If Millstein’s identification of On the Road as a novel concerned most strongly with the search for affirmation in the context of a spiritually barren and fearful American society was an attempt to establish the ground on which the novel would be discussed, his view was challenged by less sympathetic reviewers who, while they could not ignore the exhuberant beauty and freshness of Kerouac’s style, would not concede the seriousness of his spiritual purpose and intent. In the New York Times on Sunday, September 8, David Dempsey argued that “Jack Kerouac has written an enormously readable and entertaining book but one reads it in the same mood that he might visit a sideshow—the freaks are fascinating although they are hardly part of our lives.”

Other cultural critics were more openly hostile.

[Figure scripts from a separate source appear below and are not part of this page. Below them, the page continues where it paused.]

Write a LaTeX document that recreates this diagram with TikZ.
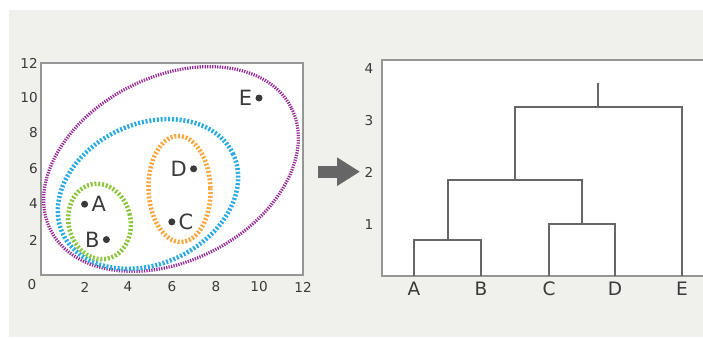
\documentclass[tikz,border=0pt]{standalone}
\usepackage{fontspec}
\setmainfont{DejaVu Sans}
\usepackage{xcolor}
\usetikzlibrary{arrows.meta,positioning}

\definecolor{panelbg}{RGB}{240,241,237}
\definecolor{framegray}{RGB}{150,150,150}
\definecolor{treegray}{RGB}{102,102,102}
\definecolor{inkgray}{RGB}{58,58,58}
\definecolor{clgreen}{RGB}{140,198,62}
\definecolor{clorange}{RGB}{249,167,62}
\definecolor{clblue}{RGB}{41,171,226}
\definecolor{clpurple}{RGB}{150,45,150}

\begin{document}
\begin{tikzpicture}[
  x=1pt,y=1pt,
  tick/.style={inner sep=0pt,text=inkgray,font=\fontsize{13.6}{14}\selectfont},
  ptlbl/.style={inner sep=0pt,text=inkgray,font=\fontsize{21}{22}\selectfont},
  leaflbl/.style={inner sep=0pt,text=inkgray,font=\fontsize{18.5}{19}\selectfont},
  datapt/.style={circle,fill=inkgray,inner sep=0pt,minimum size=7pt},
  frame/.style={draw=framegray,line width=1.5pt},
  clus/.style={line width=4.5pt,dash pattern=on 2pt off 1.8pt},
  tree/.style={draw=treegray,line width=2pt},
  bigarrow/.style={draw=treegray,line width=12pt,-{Triangle[length=23pt,width=27pt]}}
]
\useasboundingbox (0,0) rectangle (703,338);
\fill[panelbg] (9,1) rectangle (703,328);

% scatter plot
\fill[white] (41,63) rectangle (303,275);
\draw[frame] (41,63) rectangle (303,275);
\node[tick,anchor=east] (y12) at (38,275) {12};
\node[tick,anchor=east] (y10) at (38,240) {10};
\node[tick,anchor=east] (y8) at (38,205) {8};
\node[tick,anchor=east] (y6) at (38,169) {6};
\node[tick,anchor=east] (y4) at (38,134) {4};
\node[tick,anchor=east] (y2) at (38,98) {2};
\node[tick] (x0) at (32,53) {0};
\node[tick] (x2) at (85,51) {2};
\node[tick] (x4) at (128,51) {4};
\node[tick] (x6) at (172,51) {6};
\node[tick] (x8) at (216,51) {8};
\node[tick] (x10) at (259,51) {10};
\node[tick] (x12) at (303,51) {12};

\draw[clus,clpurple,line width=3.2pt,dash pattern=on 1.3pt off 1.2pt,rotate around={27:(171,169)}]
  (171,169) ellipse [x radius=135pt,y radius=92pt];
\draw[clus,clblue,rotate around={25:(148,144)}]
  (148,144) ellipse [x radius=94pt,y radius=70pt];
\draw[clus,clgreen,rotate around={12:(99.5,116.5)}]
  (99.5,116.5) ellipse [x radius=31pt,y radius=38pt];
\draw[clus,clorange,rotate around={2:(179.5,149)}]
  (179.5,149) ellipse [x radius=31pt,y radius=53pt];

\node[datapt] (a) at (84.6,133.8) {};
\node[datapt] (b) at (106.4,98.4) {};
\node[datapt] (c) at (171.8,116.1) {};
\node[datapt] (d) at (193.6,169.2) {};
\node[datapt] (e) at (259,240) {};
\node[ptlbl,right=3pt of a] (la) {A};
\node[ptlbl,left=3pt of b] (lb) {B};
\node[ptlbl,right=3pt of c] (lc) {C};
\node[ptlbl,left=3pt of d] (ld) {D};
\node[ptlbl,left=3pt of e] (le) {E};

% arrow
\coordinate (arrfrom) at (318,166.3);
\coordinate (arrto) at (360,166.3);
\draw[bigarrow] (arrfrom) -- (arrto);

% dendrogram
\fill[white] (382,62) rectangle (703,278);
\draw[frame] (703,278) -- (382,278) -- (382,62) -- (703,62);
\node[tick] (h4) at (369,269) {4};
\node[tick] (h3) at (369,217) {3};
\node[tick] (h2) at (369,165.4) {2};
\node[tick] (h1) at (369,113.7) {1};

\coordinate (ta) at (414,62);
\coordinate (tb) at (481,62);
\coordinate (tc) at (549,62);
\coordinate (td) at (615,62);
\coordinate (te) at (682,62);
\coordinate (mab) at (447.5,98);
\coordinate (mcd) at (582,114.3);
\coordinate (mabcd) at (514.75,157.7);
\coordinate (mall) at (598.4,230.7);
\coordinate (root) at (598.4,255.3);
\draw[tree] (ta) |- (mab) -| (tb);
\draw[tree] (tc) |- (mcd) -| (td);
\draw[tree] (mab) |- (mabcd) -| (mcd);
\draw[tree] (mabcd) |- (mall) -| (te);
\draw[tree] (mall) -- (root);

\node[leaflbl] (na) at (414,49) {A};
\node[leaflbl] (nb) at (481,49) {B};
\node[leaflbl] (nc) at (549,49) {C};
\node[leaflbl] (nd) at (615,49) {D};
\node[leaflbl] (ne) at (682,49) {E};
\end{tikzpicture}
\end{document}
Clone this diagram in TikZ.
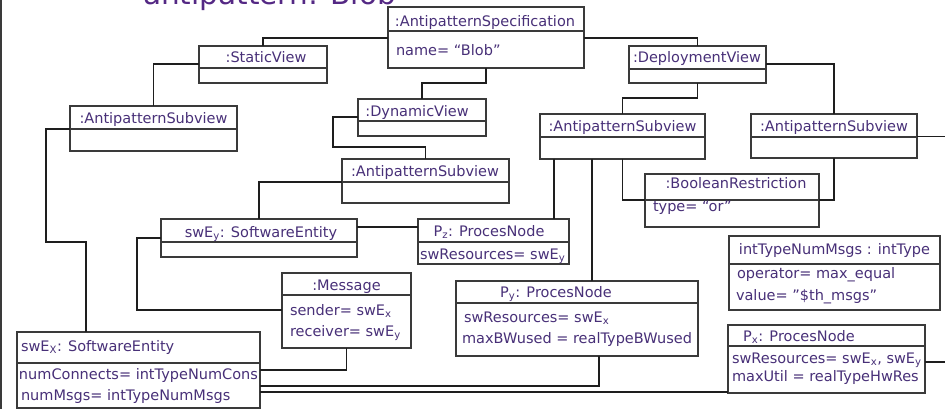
\documentclass[tikz,border=0pt]{standalone}
\usepackage{fontspec}
\setmainfont{DejaVu Sans}

\definecolor{inkpurple}{RGB}{72,48,120}
\definecolor{headpurple}{RGB}{84,40,132}
\definecolor{framegray}{RGB}{58,58,58}
\definecolor{linkblack}{RGB}{30,30,30}

\newcommand\objfont{\fontsize{14.5}{17}\selectfont}

% object box: name, x1, y1, x2, y2, y of the compartment line
\newcommand\objbox[6]{%
  \node[objframe, minimum width={#4pt-#2pt}, minimum height={#5pt-#3pt}]
    (#1) at ({(#2+#4)/2},{(#3+#5)/2}) {};
  \draw[divider] (#1.west |- 0,#6) -- (#1.east |- 0,#6);
}

\begin{document}
\begin{tikzpicture}[x=1pt,y=-1pt,
  objframe/.style={draw=framegray, line width=1.2pt, fill=white,
    rectangle, inner sep=0pt, outer sep=0pt},
  divider/.style={draw=framegray, line width=1.2pt},
  link/.style={draw=linkblack, line width=1.1pt},
  lbl/.style={text=inkpurple, inner sep=0pt, outer sep=0pt, font=\objfont},
  ttl/.style={lbl, anchor=base},
  attr/.style={lbl, anchor=base west},
  headline/.style={text=headpurple, inner sep=0pt, font=\fontsize{29.5}{34}\selectfont},
]
\useasboundingbox (0,0) rectangle (945,409);
\clip (0,0) rectangle (945,409);
\fill[white] (0,0) rectangle (945,409);

% page heading, mostly above the visible area
\node[headline, anchor=base west] (heading) at (143,5) {antipattern: Blob};

% frame edge on the left
\coordinate (frametop) at (1,0);
\coordinate (framebot) at (1,409);
\draw[framegray, line width=1.5pt] (frametop) -- (framebot);

% object boxes
\objbox{spec}{388}{7}{584}{68}{31}
\objbox{sv}{199}{46}{327}{83}{68}
\objbox{dv}{629}{46}{766}{83}{69}
\objbox{as1}{70}{106}{237}{151}{129}
\objbox{dyn}{358}{99}{486}{136}{121}
\objbox{as2}{342}{159}{509}{203}{182}
\objbox{as3}{540}{114}{705}{159}{137}
\objbox{as4}{751}{114}{917}{158}{137}
\objbox{bool}{645}{174}{819}{227}{200}
\objbox{itype}{729}{236}{940}{310}{264}
\objbox{sey}{161}{219}{357}{257}{242}
\objbox{pz}{418}{219}{569}{264}{242}
\objbox{msg}{282}{273}{411}{348}{295}
\objbox{sex}{17}{332}{260}{408}{363}
\objbox{py}{456}{281}{698}{356}{303}
\objbox{px}{728}{325}{925}{393}{346}

% links between objects
\coordinate (edgeA) at (945,136.5);
\coordinate (edgeB) at (945,362);
\draw[link] (sv.north -| 263,0) |- (spec.west |- 0,38);
\draw[link] (spec.east |- 0,38) -| (dv.north);
\draw[link] (sv.west |- 0,64) -| (as1.north);
\draw[link] (spec.south) -- ++(0,15) -| (dyn.north);
\draw[link] (dyn.west |- 0,117) -| (333,147) -| (as2.north);
\draw[link] (as2.west |- 0,182) -| (sey.north);
\draw[link] (as1.west |- 0,129) -| (46,242) -| (sex.north -| 86,0);
\draw[link] (dv.south) -- ++(0,15) -| (as3.north);
\draw[link] (dv.east |- 0,64) -| (as4.north);
\draw[link] (as3.south) |- (bool.west |- 0,200);
\draw[link] (as4.south) |- (bool.east |- 0,200);
\draw[link] (as3.south -| 554,0) -- (pz.north -| 554,0);
\draw[link] (as3.south -| 592,0) -- (py.north -| 592,0);
\draw[link] (sey.east |- 0,227) -- (pz.west |- 0,227);
\draw[link] (sey.west |- 0,238) -| (137,310) -- (msg.west |- 0,310);
\draw[link] (sex.east |- 0,370) -| (msg.south);
\draw[link] (sex.east |- 0,386) -| (py.south -| 599,0);
\draw[link] (sex.east |- 0,392) -- (px.west |- 0,392);
\draw[link] (as4.east |- 0,136.5) -- (edgeA);
\draw[link] (px.east |- 0,362) -- (edgeB);

% names and attribute values
\node[ttl] (specname) at (485,26.5) {:AntipatternSpecification};
\node[attr] (specattr) at (396,56) {name= “Blob”};
\node[ttl] (svname) at (266,63) {:StaticView};
\node[ttl] (dvname) at (697,63) {:DeploymentView};
\node[ttl] (as1name) at (153.5,124) {:AntipatternSubview};
\node[ttl] (dynname) at (417,116.5) {:DynamicView};
\node[ttl] (as2name) at (425,176.5) {:AntipatternSubview};
\node[ttl] (as3name) at (622.5,131.5) {:AntipatternSubview};
\node[ttl] (as4name) at (834,131.5) {:AntipatternSubview};
\node[ttl] (boolname) at (736,188.5) {:BooleanRestriction};
\node[attr] (boolattr) at (653,211.5) {type= “or”};
\node[ttl] (itypename) at (834.5,254) {intTypeNumMsgs : intType};
\node[attr] (itypeop) at (737,278.5) {operator= max\_equal};
\node[attr] (itypeval) at (736,300) {value= "\$th\_msgs"};
\node[ttl] (seyname) at (261,237) {swE\textsubscript{y}: SoftwareEntity};
\node[ttl] (pzname) at (489,236.5) {P\textsubscript{z}: ProcesNode};
\node[attr] (pzattr) at (420,259) {swResources= swE\textsubscript{y}};
\node[ttl] (msgname) at (346.5,290) {:Message};
\node[attr] (msgsend) at (290,315) {sender= swE\textsubscript{x}};
\node[attr] (msgrecv) at (290,336) {receiver= swE\textsubscript{y}};
\node[attr] (sexname) at (21,351.5) {swE\textsubscript{X}: SoftwareEntity};
\node[attr] (sexcon) at (19,379) {numConnects= intTypeNumCons};
\node[attr] (sexmsg) at (21,400) {numMsgs= intTypeNumMsgs};
\node[ttl] (pyname) at (556,297.5) {P\textsubscript{y}: ProcesNode};
\node[attr] (pyres) at (464,322.5) {swResources= swE\textsubscript{x}};
\node[attr] (pybw) at (462,343.5) {maxBWused = realTypeBWused};
\node[ttl] (pxname) at (799,341.5) {P\textsubscript{x}: ProcesNode};
\node[attr] (pxres) at (732,363.5) {swResources= swE\textsubscript{x}, swE\textsubscript{y}};
\node[attr] (pxutil) at (732,381) {maxUtil = realTypeHwRes};
\end{tikzpicture}
\end{document}
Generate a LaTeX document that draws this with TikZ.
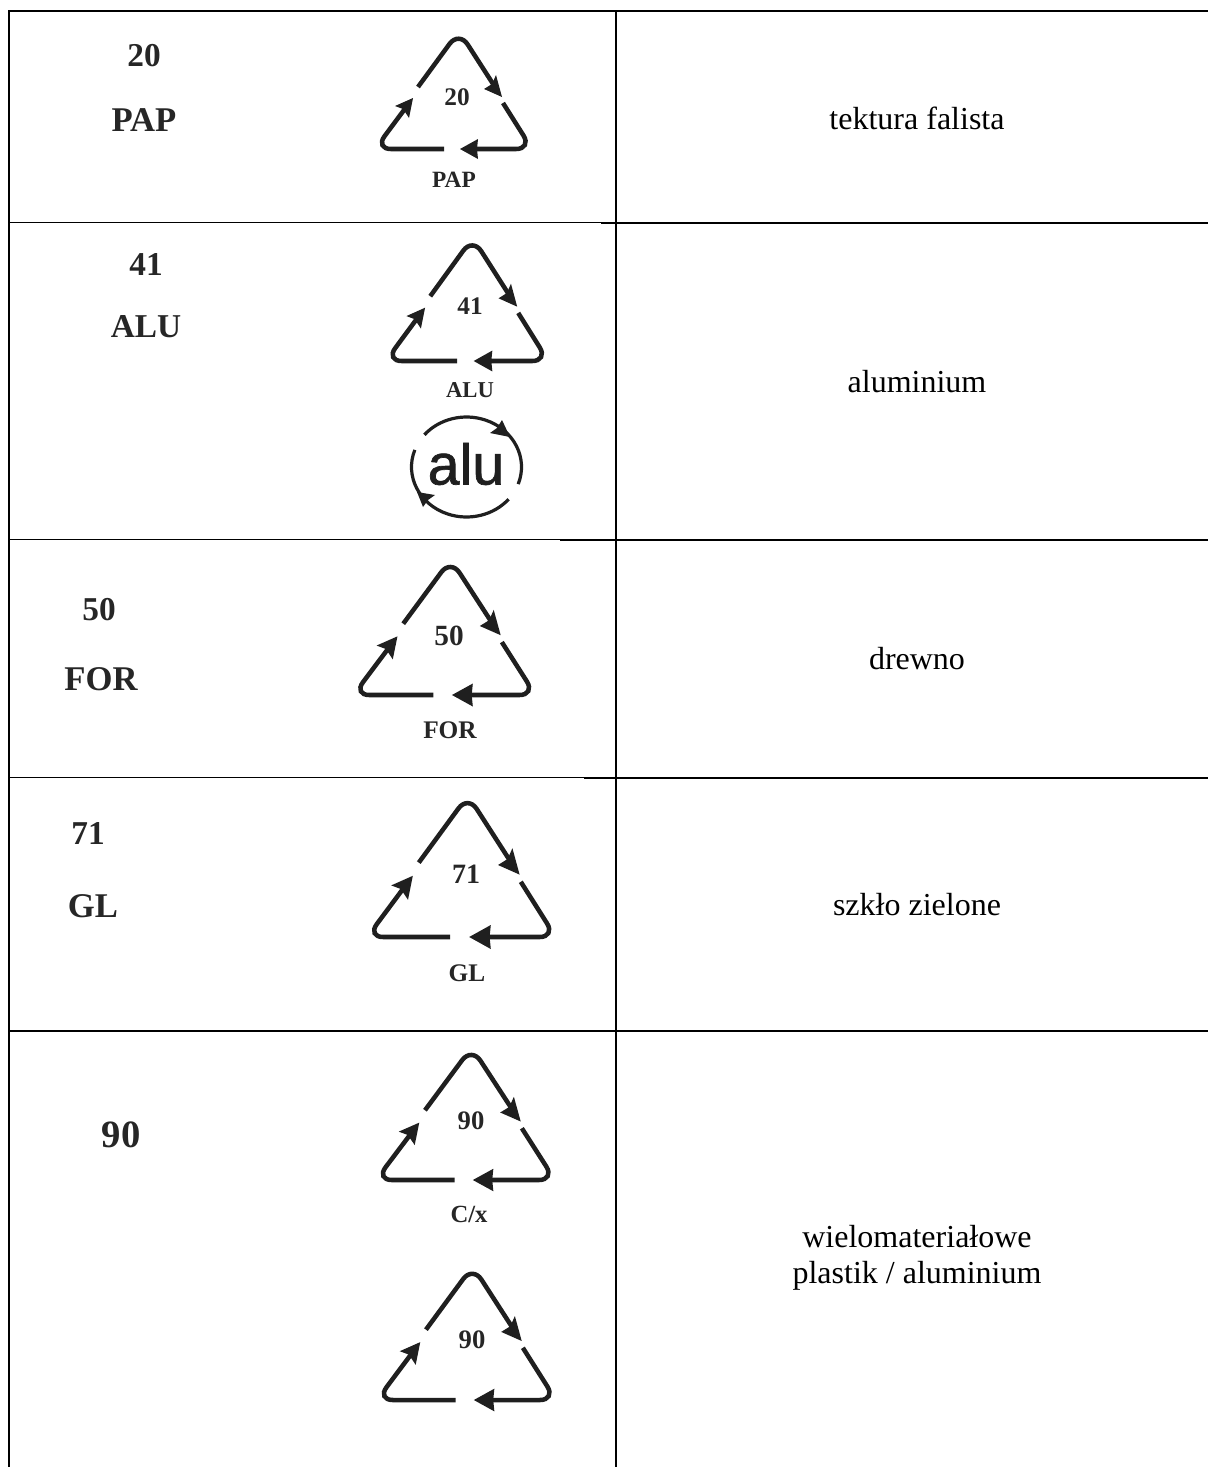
\documentclass[tikz,border=0pt]{standalone}
\usepackage{fontspec}
\setmainfont{Liberation Serif}
\newfontfamily\alufont[FakeBold=1.2]{Liberation Sans}
\tikzset{
  x=0.75pt,y=-0.75pt,
  rule/.style={line width=1.5pt,black},
  thinrule/.style={line width=0.95pt,black},
  glyph/.style={line width=3.4pt,color=black!88,rounded corners=12pt,line cap=butt},
  ahead/.style={fill=black!88,draw=none},
  side/.style={inner sep=0pt,font=\bfseries\fontsize{25}{25}\selectfont,text=black!85},
  inum/.style={inner sep=0pt,font=\bfseries\fontsize{#1}{#1}\selectfont,text=black!85},
  body/.style={inner sep=0pt,align=center,font=\fontsize{24}{27}\selectfont,text=black}
}
% #1 cx, #2 bottom y, #3 sx, #4 sy
\newcommand{\recyc}[4]{%
  \begin{scope}[shift={(#1,#2)},xscale=#3,yscale=#4]
    \draw[glyph] (49,-46) -- (78,0) -- (16,0);
    \draw[glyph] (-10,0) -- (-79,0) -- (-47,-43);
    \draw[glyph] (-36,-62) -- (5,-118) -- (41,-62);
    \fill[ahead] (6,0) -- (24,-10) -- (23,0) -- (24,10) -- cycle;
    \fill[ahead] (48,-52) -- (30,-60) -- (38,-65) -- (42,-74) -- cycle;
    \fill[ahead] (-41,-51) -- (-59,-43) -- (-51,-40) -- (-45,-31) -- cycle;
  \end{scope}}
\begin{document}
\begin{tikzpicture}
\useasboundingbox (0,0) rectangle (1208,1467);
% table
\coordinate (tl) at (9,11);
\coordinate (tr) at (1208,11);
\coordinate (bl) at (9,1467);
\coordinate (mt) at (616,11);
\coordinate (mb) at (616,1467);
\draw[rule] (bl) -- (tl) -- (tr);
\draw[rule] (mt) -- (mb);
\foreach \yy/\xx in {222.7/601,539.7/560,777.8/584,1031/569}{
  \draw[thinrule] (9,\yy) -- (\xx,\yy);
  \draw[rule] (\xx,\yy) -- (1208,\yy);
}
% left column
\node[side] (n20) at (144,56) {20};
\node[side,font=\bfseries\fontsize{26}{26}\selectfont] (pap) at (144,120) {PAP};
\node[side] (n41) at (146,264) {41};
\node[side] (alu) at (146,327) {ALU};
\node[side] (n50) at (99,610) {50};
\node[side,font=\bfseries\fontsize{26}{26}\selectfont] (for) at (101,679) {FOR};
\node[side] (n71) at (88,833) {71};
\node[side,font=\bfseries\fontsize{26}{26}\selectfont] (gl) at (93,906) {GL};
\node[side,font=\bfseries\fontsize{29}{29}\selectfont] (n90) at (121,1135) {90};
% symbols
\recyc{454}{149}{1}{1}
\node[inum=19] (s20) at (457,97) {20};
\node[inum=17.5] (spap) at (454,180) {PAP};
\recyc{467.5}{361}{1.035}{1.045}
\node[inum=19] (s41) at (470,306) {41};
\node[inum=17] (salu) at (470,390) {ALU};
\recyc{445}{695}{1.16}{1.15}
\node[inum=22] (s50) at (449,636) {50};
\node[inum=19] (sfor) at (450,730) {FOR};
\recyc{462}{937}{1.2}{1.2}
\node[inum=21] (s71) at (466,874) {71};
\node[inum=19] (sgl) at (467,973) {GL};
\recyc{466}{1180}{1.14}{1.125}
\node[inum=20] (s90a) at (471,1121) {90};
\node[inum=18.5] (scx) at (469,1214) {C/x};
\recyc{467}{1400}{1.14}{1.135}
\node[inum=20] (s90b) at (472,1340) {90};
% alu circle
\node[inner sep=0pt,font=\alufont\fontsize{43}{43}\selectfont,text=black!88] (alutxt) at (466,464) {alu};
\draw[line width=2.4pt,black!88] (466.5,467) ++(200:55 and 50) arc[start angle=200,end angle=40,x radius=55,y radius=50];
\draw[line width=2.4pt,black!88] (466.5,467) ++(20:55 and 50) arc[start angle=20,end angle=-140,x radius=55,y radius=50];
\fill[ahead] (510,437) -- (490,433) -- (497,428) -- (502,420) -- cycle;
\fill[ahead] (417,492) -- (435,495) -- (428,500) -- (423,507) -- cycle;
% right column
\node[body] (r1) at (917,118) {tektura falista};
\node[body] (r2) at (917,382) {aluminium};
\node[body] (r3) at (917,659) {drewno};
\node[body] (r4) at (917,905) {szkło zielone};
\node[body] (r5) at (917,1258) {wielomateriałowe\\plastik / aluminium};
\end{tikzpicture}
\end{document}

Reviewing the novel for the New York World-Telegram & Sun, Robert C. Ruark argued that On the Road was not much more than a “candid admission” that Kerouac “had been on the bum for six years.” Kerouac’s “snivelling” characters, wrote Ruark, were “punks” who needed a kick “in the pants.” In the New Leader on October 28, William Murray argued that the novel was certainly significant and important in the context of the “mood and meaning” of its time, but Kerouac “is most certainly not an artist, for that would imply a discipline and unity of purpose which his writing does not reflect.” On the Road was important, Murray continued, “because it communicates directly in a non-literary way an emotional experience of our time.”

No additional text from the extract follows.